== WRITTEN PROBLEM ==
Extract word for word the lines of the listing from its start to the line holding "0.0008, 0.0004, 0.0001];", both ends kept; pictures are not part of the copy.

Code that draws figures
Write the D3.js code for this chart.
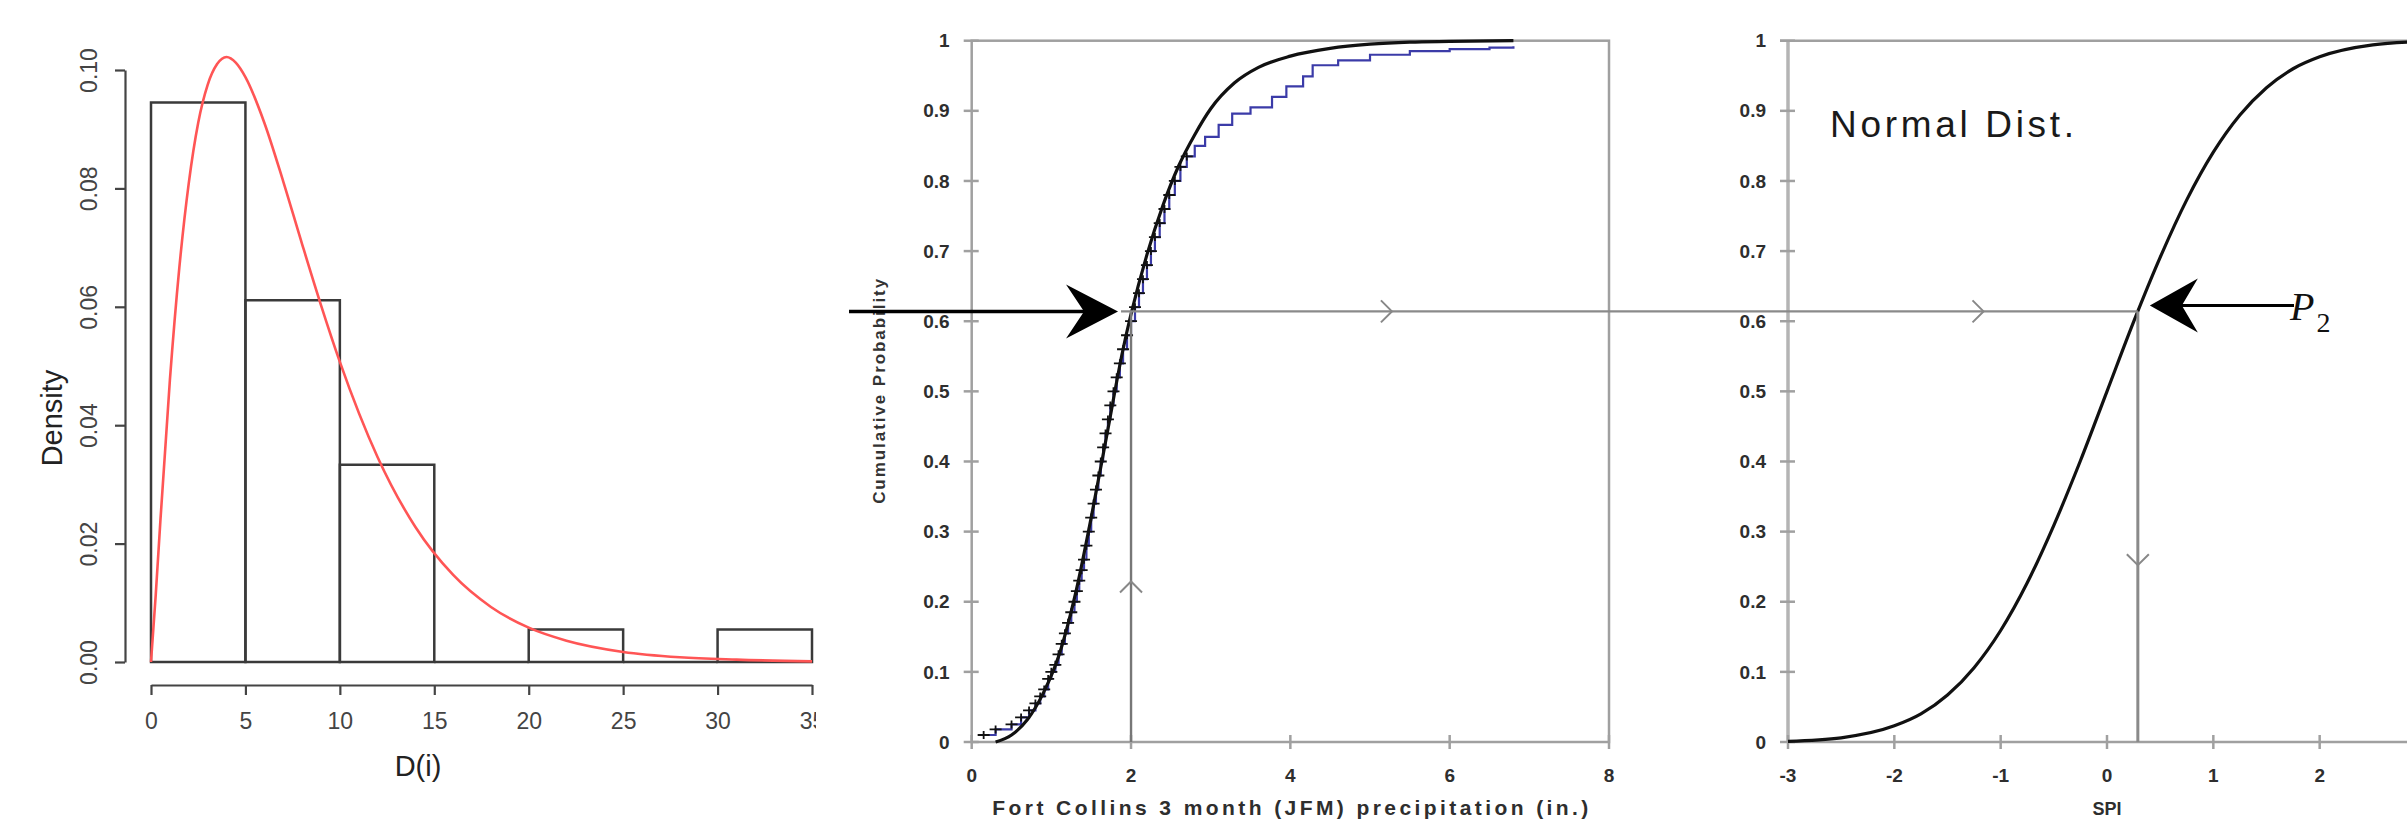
<!DOCTYPE html>
<html>
<head>
<meta charset="utf-8">
<script src="https://cdn.jsdelivr.net/npm/d3@7"></script>
<style>
  body { margin: 0; background: #fff; }
  svg { display: block; }
</style>
</head>
<body>
<svg width="2407" height="829"></svg>
<script>
// ---- left panel: histogram of D(i) with fitted density
const histBreaks = [0, 5, 10, 15, 20, 25, 30, 35];
const histDensity = [0.0945, 0.0611, 0.0333, 0, 0.0055, 0, 0.0055];
const histXTicks = [0, 5, 10, 15, 20, 25, 30, 35];
const histYTicks = [0, 0.02, 0.04, 0.06, 0.08, 0.10];
const fitX = [0, 0.25, 0.5, 1, 1.5, 2, 2.5, 3, 3.5, 4, 4.5, 5, 6, 7, 8, 9, 10, 12, 14, 16, 18, 20, 22, 25, 28, 31, 35];
const fitDensity = [0, 0.0113, 0.024, 0.0476, 0.0666, 0.0809, 0.0911, 0.0975, 0.101, 0.1022, 0.1012, 0.0988, 0.0911, 0.0812, 0.0706, 0.0603, 0.0507, 0.0346, 0.0228, 0.0147, 0.0093, 0.0058, 0.0036, 0.0017, 0.0008, 0.0004, 0.0001];

// ---- middle panel: precipitation CDF (fitted + empirical)
const precipTicks = [0, 2, 4, 6, 8];
const probTicks = [0, 0.1, 0.2, 0.3, 0.4, 0.5, 0.6, 0.7, 0.8, 0.9, 1];
const precipX = [0.3, 0.5, 0.7, 0.9, 1.1, 1.3, 1.5, 1.7, 1.9, 2.0, 2.2, 2.4, 2.6, 2.8, 3.0, 3.3, 3.6, 4.0, 4.5, 5.0, 5.5, 6.0, 6.8];
const fittedCdf = [0, 0.01, 0.032, 0.07, 0.125, 0.21, 0.32, 0.44, 0.56, 0.61, 0.695, 0.765, 0.822, 0.866, 0.903, 0.94, 0.962, 0.978, 0.989, 0.995, 0.998, 0.999, 1.0];
const ecdfX = [0.15, 0.3, 0.5, 0.62, 0.72, 0.8, 0.86, 0.91, 0.96, 1.0, 1.05, 1.09, 1.13, 1.17, 1.21, 1.25, 1.29, 1.32, 1.35, 1.38, 1.41, 1.44, 1.47, 1.5, 1.53, 1.56, 1.59, 1.62, 1.65, 1.68, 1.71, 1.74, 1.78, 1.82, 1.86, 1.9, 1.95, 2.0, 2.05, 2.1, 2.15, 2.2, 2.25, 2.3, 2.36, 2.42, 2.48, 2.55, 2.62, 2.7, 2.8, 2.93, 3.1, 3.27, 3.5, 3.77, 3.95, 4.16, 4.28, 4.6, 5.0, 5.5, 6.0, 6.5, 6.8];
const ecdfP = [0.01, 0.018, 0.025, 0.035, 0.045, 0.055, 0.065, 0.075, 0.09, 0.1, 0.11, 0.125, 0.14, 0.155, 0.17, 0.185, 0.2, 0.215, 0.23, 0.245, 0.26, 0.28, 0.3, 0.32, 0.34, 0.36, 0.38, 0.4, 0.42, 0.44, 0.46, 0.48, 0.5, 0.52, 0.54, 0.56, 0.58, 0.6, 0.62, 0.64, 0.66, 0.68, 0.7, 0.72, 0.74, 0.76, 0.78, 0.8, 0.82, 0.835, 0.85, 0.863, 0.88, 0.896, 0.905, 0.92, 0.935, 0.949, 0.965, 0.972, 0.98, 0.985, 0.988, 0.99, 0.992];

// ---- right panel: standard normal CDF
const spiTicks = [-3, -2, -1, 0, 1, 2];
const spiX = [-3, -2.5, -2, -1.75, -1.5, -1.25, -1, -0.75, -0.5, -0.25, 0, 0.25, 0.5, 0.75, 1, 1.25, 1.5, 1.75, 2, 2.5, 3];
const normalCdf = [0.001, 0.006, 0.023, 0.04, 0.067, 0.106, 0.159, 0.227, 0.309, 0.401, 0.5, 0.599, 0.691, 0.773, 0.841, 0.894, 0.933, 0.96, 0.977, 0.994, 0.999];

// transformation example: p2 read at 2 in. maps to SPI 0.29
const p2 = 0.614, precipAtP2 = 2.0, spiAtP2 = 0.29;

const svg = d3.select("svg");
const sans = "'Liberation Sans', Arial, Helvetica, sans-serif";

// ================= panel 1 =================
svg.append("clipPath").attr("id", "clip1")
    .append("rect").attr("x", 0).attr("y", 0).attr("width", 816).attr("height", 829);

const hx = d3.scaleLinear().domain([0, 35]).range([151, 812]);
const hy = d3.scaleLinear().domain([0, 0.1]).range([662, 70]);
const p1 = svg.append("g").attr("clip-path", "url(#clip1)");

p1.selectAll("path.bar")
    .data(histDensity)
    .enter().append("path")
    .attr("class", "bar")
    .attr("d", (d, i) => `M${hx(histBreaks[i])},${hy(0)}V${hy(d)}H${hx(histBreaks[i + 1])}V${hy(0)}Z`)
    .attr("fill", "none")
    .attr("stroke", "#3a3a3a")
    .attr("stroke-width", 2.5);

p1.append("path")
    .datum(fitX.map((x, i) => [x, fitDensity[i]]))
    .attr("d", d3.line().x(d => hx(d[0])).y(d => hy(d[1])).curve(d3.curveMonotoneX))
    .attr("fill", "none")
    .attr("stroke", "#ff5555")
    .attr("stroke-width", 2.6);

const hyAxis = p1.append("g")
    .attr("transform", "translate(125,0)")
    .call(d3.axisLeft(hy).tickValues(histYTicks).tickFormat(d3.format(".2f")).tickSize(10).tickSizeOuter(0));
const hxAxis = p1.append("g")
    .attr("transform", "translate(0,685)")
    .call(d3.axisBottom(hx).tickValues(histXTicks).tickSize(10).tickSizeOuter(0));

[hyAxis, hxAxis].forEach(g => {
    g.select(".domain").attr("stroke", "#444").attr("stroke-width", 2.2);
    g.selectAll(".tick line").attr("stroke", "#444").attr("stroke-width", 2.2);
    g.selectAll(".tick text")
        .attr("font-family", sans).attr("font-size", 23).attr("fill", "#444");
});
hyAxis.selectAll(".tick text")
    .attr("transform", "rotate(-90)")
    .attr("x", 0).attr("y", -36).attr("dy", "0.35em")
    .attr("text-anchor", "middle");
hxAxis.selectAll(".tick text").attr("y", 36).attr("dy", "0.35em");

p1.append("text")
    .attr("x", 418).attr("y", 766).attr("dy", "0.35em")
    .attr("text-anchor", "middle")
    .attr("font-family", sans).attr("font-size", 29).attr("fill", "#222")
    .text("D(i)");
p1.append("text")
    .attr("transform", "translate(52,418) rotate(-90)")
    .attr("dy", "0.35em")
    .attr("text-anchor", "middle")
    .attr("font-family", sans).attr("font-size", 29).attr("fill", "#222")
    .text("Density");

// ================= shared helpers for panels 2 and 3 =================
const py = d3.scaleLinear().domain([0, 1]).range([742, 40.7]);
const probFmt = d => (d === 0 || d === 1) ? String(d) : d3.format(".1f")(d);
const gridGray = "#a0a0a0";
const lblColor = "#2e2e2e";

function yTicks(g, x0) {
    g.selectAll("line.yt").data(probTicks).enter().append("line")
        .attr("x1", x0 - 8).attr("x2", x0 + 7)
        .attr("y1", d => py(d)).attr("y2", d => py(d))
        .attr("stroke", gridGray).attr("stroke-width", 2.5);
    g.selectAll("text.yl").data(probTicks).enter().append("text")
        .attr("x", x0 - 22).attr("y", d => py(d)).attr("dy", "0.35em")
        .attr("text-anchor", "end")
        .attr("font-family", sans).attr("font-size", 19).attr("font-weight", "bold")
        .attr("fill", lblColor)
        .text(probFmt);
}
function xTicks(g, scale, ticks) {
    g.selectAll("line.xt").data(ticks).enter().append("line")
        .attr("x1", d => scale(d)).attr("x2", d => scale(d))
        .attr("y1", py(0) - 7).attr("y2", py(0) + 7)
        .attr("stroke", gridGray).attr("stroke-width", 2.5);
    g.selectAll("text.xl").data(ticks).enter().append("text")
        .attr("x", d => scale(d)).attr("y", 775).attr("dy", "0.35em")
        .attr("text-anchor", "middle")
        .attr("font-family", sans).attr("font-size", 19).attr("font-weight", "bold")
        .attr("fill", lblColor)
        .text(d => d);
}
function chevron(g, x, y, dir) {
    const s = 11, t = 9;
    let d;
    if (dir === "right") d = `M${x - t},${y - s}L${x + 2},${y}L${x - t},${y + s}`;
    if (dir === "up") d = `M${x - s},${y + t}L${x},${y - 2}L${x + s},${y + t}`;
    if (dir === "down") d = `M${x - s},${y - t}L${x},${y + 2}L${x + s},${y - t}`;
    g.append("path").attr("d", d).attr("fill", "none")
        .attr("stroke", "#888").attr("stroke-width", 2);
}

// ================= panel 2 =================
const mx = d3.scaleLinear().domain([0, 8]).range([971.7, 1609]);
const p2g = svg.append("g");

p2g.append("rect")
    .attr("x", mx(0)).attr("y", py(1))
    .attr("width", mx(8) - mx(0)).attr("height", py(0) - py(1))
    .attr("fill", "none").attr("stroke", gridGray).attr("stroke-width", 2.5);
yTicks(p2g, mx(0));
xTicks(p2g, mx, precipTicks);

// empirical CDF (blue steps with + markers)
const ecdf = ecdfX.map((x, i) => [x, ecdfP[i]]);
p2g.append("path")
    .datum(ecdf)
    .attr("d", d3.line().x(d => mx(d[0])).y(d => py(d[1])).curve(d3.curveStepAfter))
    .attr("fill", "none").attr("stroke", "#3b3ba8").attr("stroke-width", 2.2);
p2g.selectAll("path.mark").data(ecdf.filter(d => d[1] < 0.84)).enter().append("path")
    .attr("class", "mark")
    .attr("d", d => `M${mx(d[0]) - 6},${py(d[1])}H${mx(d[0]) + 6}M${mx(d[0])},${py(d[1]) - 4}V${py(d[1]) + 4}`)
    .attr("stroke", "#111").attr("stroke-width", 1.8);

// fitted CDF
p2g.append("path")
    .datum(precipX.map((x, i) => [x, fittedCdf[i]]))
    .attr("d", d3.line().x(d => mx(d[0])).y(d => py(d[1])).curve(d3.curveMonotoneX))
    .attr("fill", "none").attr("stroke", "#111").attr("stroke-width", 3.2);

p2g.append("text")
    .attr("x", (mx(0) + mx(8)) / 2).attr("y", 815)
    .attr("text-anchor", "middle")
    .attr("font-family", sans).attr("font-size", 21).attr("font-weight", "bold")
    .attr("fill", lblColor)
    .attr("textLength", 596).attr("lengthAdjust", "spacing")
    .text("Fort Collins 3 month (JFM) precipitation (in.)");
p2g.append("text")
    .attr("transform", `translate(879,${(py(0) + py(1)) / 2}) rotate(-90)`)
    .attr("dy", "0.35em")
    .attr("text-anchor", "middle")
    .attr("font-family", sans).attr("font-size", 17).attr("font-weight", "bold")
    .attr("fill", "#333")
    .attr("textLength", 225).attr("lengthAdjust", "spacing")
    .text("Cumulative Probability");

// ================= panel 3 =================
const sx = d3.scaleLinear().domain([-3, 3]).range([1788, 2426]);
const p3g = svg.append("g");
p3g.append("line").attr("x1", sx(-3) - 8).attr("x2", sx(3)).attr("y1", py(1)).attr("y2", py(1))
    .attr("stroke", gridGray).attr("stroke-width", 2.5);
p3g.append("line").attr("x1", sx(-3)).attr("x2", sx(3)).attr("y1", py(0)).attr("y2", py(0))
    .attr("stroke", gridGray).attr("stroke-width", 2.5);
p3g.append("line").attr("x1", sx(-3)).attr("x2", sx(-3)).attr("y1", py(1)).attr("y2", py(0))
    .attr("stroke", "#b4b4b4").attr("stroke-width", 3.5);
yTicks(p3g, sx(-3));
xTicks(p3g, sx, spiTicks);

p3g.append("path")
    .datum(spiX.map((x, i) => [x, normalCdf[i]]))
    .attr("d", d3.line().x(d => sx(d[0])).y(d => py(d[1])).curve(d3.curveMonotoneX))
    .attr("fill", "none").attr("stroke", "#111").attr("stroke-width", 3.2);

p3g.append("text")
    .attr("x", sx(0)).attr("y", 815)
    .attr("text-anchor", "middle")
    .attr("font-family", sans).attr("font-size", 18).attr("font-weight", "bold")
    .attr("fill", lblColor)
    .text("SPI");
p3g.append("text")
    .attr("x", 1830).attr("y", 137)
    .attr("font-family", sans).attr("font-size", 37).attr("fill", "#1a1a1a")
    .attr("textLength", 244).attr("lengthAdjust", "spacing")
    .text("Normal Dist.");

// ================= transformation annotation =================
const ann = svg.append("g");
const yP = py(p2);
const xA = mx(precipAtP2);
const xB = sx(spiAtP2);

// gray guide lines
ann.append("line").attr("x1", xA).attr("x2", xA).attr("y1", py(0)).attr("y2", yP)
    .attr("stroke", "#777").attr("stroke-width", 2.4);
ann.append("line").attr("x1", xA - 10).attr("x2", xB).attr("y1", yP).attr("y2", yP)
    .attr("stroke", "#8a8a8a").attr("stroke-width", 2.4);
ann.append("line").attr("x1", xB).attr("x2", xB).attr("y1", yP).attr("y2", py(0))
    .attr("stroke", "#8a8a8a").attr("stroke-width", 3);
chevron(ann, mx(5.25), yP, "right");
chevron(ann, sx(-1.18), yP, "right");
chevron(ann, xA, py(0.226), "up");
chevron(ann, xB, py(0.255), "down");

// left black arrow into the precipitation curve
const tipL = xA - 13;
ann.append("line").attr("x1", mx(-1.54)).attr("x2", tipL - 30).attr("y1", yP).attr("y2", yP)
    .attr("stroke", "#000").attr("stroke-width", 3.5);
ann.append("path")
    .attr("d", `M${tipL},${yP}L${tipL - 52},${yP - 27}L${tipL - 34},${yP}L${tipL - 52},${yP + 27}Z`)
    .attr("fill", "#000");

// P2 arrow into the normal curve
const yR = yP - 6;
const tipR = xB + 12;
ann.append("line").attr("x1", tipR + 30).attr("x2", 2294).attr("y1", yR).attr("y2", yR)
    .attr("stroke", "#000").attr("stroke-width", 3);
ann.append("path")
    .attr("d", `M${tipR},${yR}L${tipR + 48},${yR - 27}L${tipR + 32},${yR}L${tipR + 48},${yR + 27}Z`)
    .attr("fill", "#000");
const pLabel = ann.append("text")
    .attr("x", 2290).attr("y", 320)
    .attr("font-family", "'Liberation Serif', 'Times New Roman', serif")
    .attr("fill", "#111");
pLabel.append("tspan").attr("font-style", "italic").attr("font-size", 40).text("P");
pLabel.append("tspan").attr("font-size", 28).attr("dy", 12).attr("dx", 2).text("2");
</script>
</body>
</html>
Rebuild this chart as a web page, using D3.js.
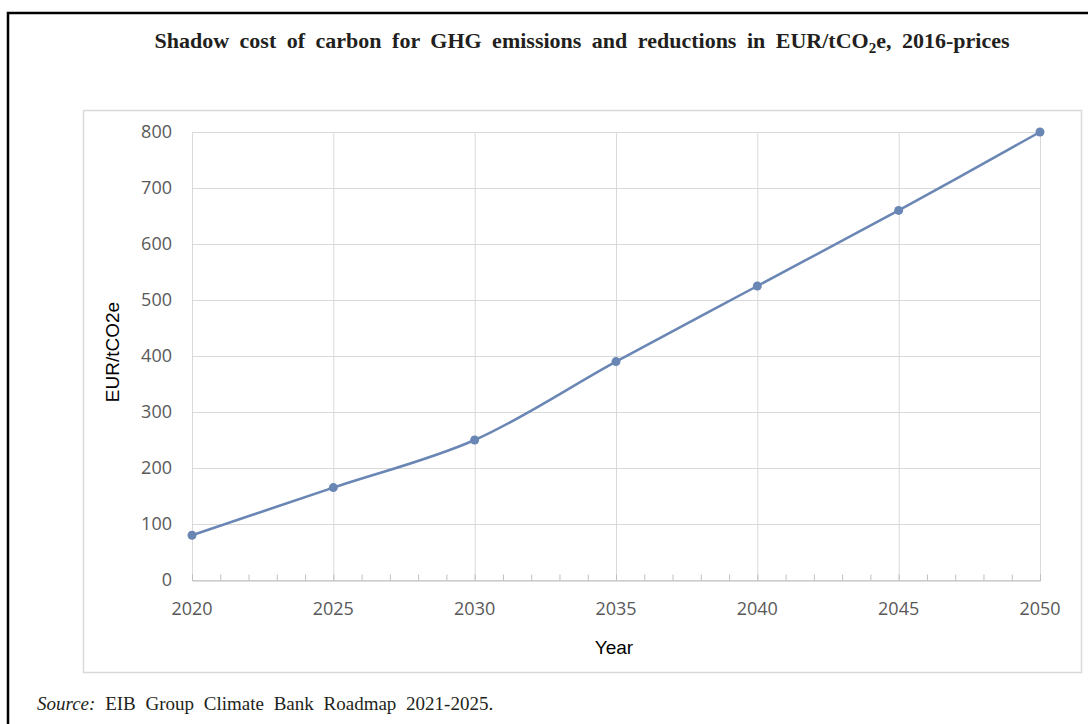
<!DOCTYPE html>
<html>
<head>
<meta charset="utf-8">
<script src="https://cdn.jsdelivr.net/npm/d3@7"></script>
<style>
  body { margin: 0; background: #fff; }
  svg { display: block; }
</style>
</head>
<body>
<div id="chart"></div>
<script>
// chart data
var years = [2020, 2025, 2030, 2035, 2040, 2045, 2050];
var shadowCost = [80, 165, 250, 390, 525, 660, 800];
var yTicks = [0, 100, 200, 300, 400, 500, 600, 700, 800];

var W = 1088, H = 724;
var svg = d3.select("#chart").append("svg")
  .attr("width", W).attr("height", H);

// outer page frame (black), runs off the right/bottom edges
svg.append("rect")
  .attr("x", 8).attr("y", 13).attr("width", 1100).attr("height", 730)
  .attr("fill", "none").attr("stroke", "#000").attr("stroke-width", 2.5);

// title
var title = svg.append("text")
  .attr("x", 582).attr("y", 48)
  .attr("text-anchor", "middle")
  .style("font-family", "'Liberation Serif', 'DejaVu Serif', serif")
  .style("font-weight", "bold")
  .style("font-size", "22px")
  .style("word-spacing", "5px")
  .attr("fill", "#231f20");
title.append("tspan").text("Shadow cost of carbon for GHG emissions and reductions in EUR/tCO");
title.append("tspan").attr("dy", 5).style("font-size", "15px").text("2");
title.append("tspan").attr("dy", -5).text("e, 2016-prices");

// chart area box
svg.append("rect")
  .attr("x", 83.5).attr("y", 110.5).attr("width", 998).attr("height", 562)
  .attr("fill", "none").attr("stroke", "#d9d9d9").attr("stroke-width", 1.5);

var x = d3.scaleLinear().domain([2020, 2050]).range([192, 1040]);
var y = d3.scaleLinear().domain([0, 800]).range([580, 132]);

var g = svg.append("g");

// horizontal gridlines
g.selectAll(".hgrid").data(yTicks).enter().append("line")
  .attr("x1", x(2020)).attr("x2", x(2050))
  .attr("y1", function(d) { return y(d) + 0.5; })
  .attr("y2", function(d) { return y(d) + 0.5; })
  .attr("stroke", "#d9d9d9").attr("stroke-width", 1);

// vertical gridlines every 5 years
g.selectAll(".vgrid").data(years).enter().append("line")
  .attr("x1", function(d) { return x(d) + 0.5; })
  .attr("x2", function(d) { return x(d) + 0.5; })
  .attr("y1", y(800)).attr("y2", y(0))
  .attr("stroke", "#d9d9d9").attr("stroke-width", 1);

// x axis with minor ticks at every year
var xAxis = d3.axisTop(x)
  .tickValues(d3.range(2020, 2051, 1))
  .tickSize(6).tickFormat("");
g.append("g").attr("transform", "translate(0," + (y(0) + 0.5) + ")")
  .call(xAxis)
  .call(function(s) {
    s.select(".domain").attr("stroke", "#bfbfbf");
    s.selectAll(".tick line").attr("stroke", "#bfbfbf");
  });

// tick labels
g.selectAll(".xlab").data(years).enter().append("text")
  .attr("x", function(d) { return x(d); })
  .attr("y", 615)
  .attr("text-anchor", "middle")
  .style("font-family", "'Open Sans', 'Noto Sans', sans-serif")
  .style("font-size", "18px")
  .attr("fill", "#595959")
  .text(function(d) { return d; });

g.selectAll(".ylab").data(yTicks).enter().append("text")
  .attr("x", 172)
  .attr("y", function(d) { return y(d) + 6; })
  .attr("text-anchor", "end")
  .style("font-family", "'Open Sans', 'Noto Sans', sans-serif")
  .style("font-size", "18px")
  .attr("fill", "#595959")
  .text(function(d) { return d; });

// axis titles
svg.append("text")
  .attr("x", 614).attr("y", 654)
  .attr("text-anchor", "middle")
  .style("font-family", "'Liberation Sans', Arial, sans-serif")
  .style("font-size", "19px")
  .attr("fill", "#000")
  .text("Year");

svg.append("text")
  .attr("transform", "translate(119,352) rotate(-90)")
  .attr("text-anchor", "middle")
  .style("font-family", "'Liberation Sans', Arial, sans-serif")
  .style("font-size", "19px")
  .attr("fill", "#000")
  .text("EUR/tCO2e");

// series line
var points = years.map(function(d, i) { return [d, shadowCost[i]]; });
var line = d3.line()
  .x(function(d) { return x(d[0]); })
  .y(function(d) { return y(d[1]); })
  .curve(d3.curveCatmullRom.alpha(0.5));

g.append("path").datum(points)
  .attr("d", line)
  .attr("fill", "none")
  .attr("stroke", "#6a86b4")
  .attr("stroke-width", 2.5);

g.selectAll(".pt").data(points).enter().append("circle")
  .attr("cx", function(d) { return x(d[0]); })
  .attr("cy", function(d) { return y(d[1]); })
  .attr("r", 4.5)
  .attr("fill", "#6a86b4");

// source note
var src = svg.append("text")
  .attr("x", 37).attr("y", 710)
  .style("font-family", "'Liberation Serif', 'DejaVu Serif', serif")
  .style("font-size", "19px")
  .style("word-spacing", "5px")
  .attr("fill", "#231f20");
src.append("tspan").style("font-style", "italic").text("Source:");
src.append("tspan").text(" EIB Group Climate Bank Roadmap 2021-2025.");
</script>
</body>
</html>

== TASK SOLUTION ==
Write the D3.js code for this chart.
<!DOCTYPE html>
<html>
<head>
<meta charset="utf-8">
<script src="https://cdn.jsdelivr.net/npm/d3@7"></script>
<style>
  body { margin: 0; background: #fff; }
  svg { display: block; }
</style>
</head>
<body>
<svg width="2407" height="829"></svg>
<script>
// ---- left panel: histogram of D(i) with fitted density
const histBreaks = [0, 5, 10, 15, 20, 25, 30, 35];
const histDensity = [0.0945, 0.0611, 0.0333, 0, 0.0055, 0, 0.0055];
const histXTicks = [0, 5, 10, 15, 20, 25, 30, 35];
const histYTicks = [0, 0.02, 0.04, 0.06, 0.08, 0.10];
const fitX = [0, 0.25, 0.5, 1, 1.5, 2, 2.5, 3, 3.5, 4, 4.5, 5, 6, 7, 8, 9, 10, 12, 14, 16, 18, 20, 22, 25, 28, 31, 35];
const fitDensity = [0, 0.0113, 0.024, 0.0476, 0.0666, 0.0809, 0.0911, 0.0975, 0.101, 0.1022, 0.1012, 0.0988, 0.0911, 0.0812, 0.0706, 0.0603, 0.0507, 0.0346, 0.0228, 0.0147, 0.0093, 0.0058, 0.0036, 0.0017, 0.0008, 0.0004, 0.0001];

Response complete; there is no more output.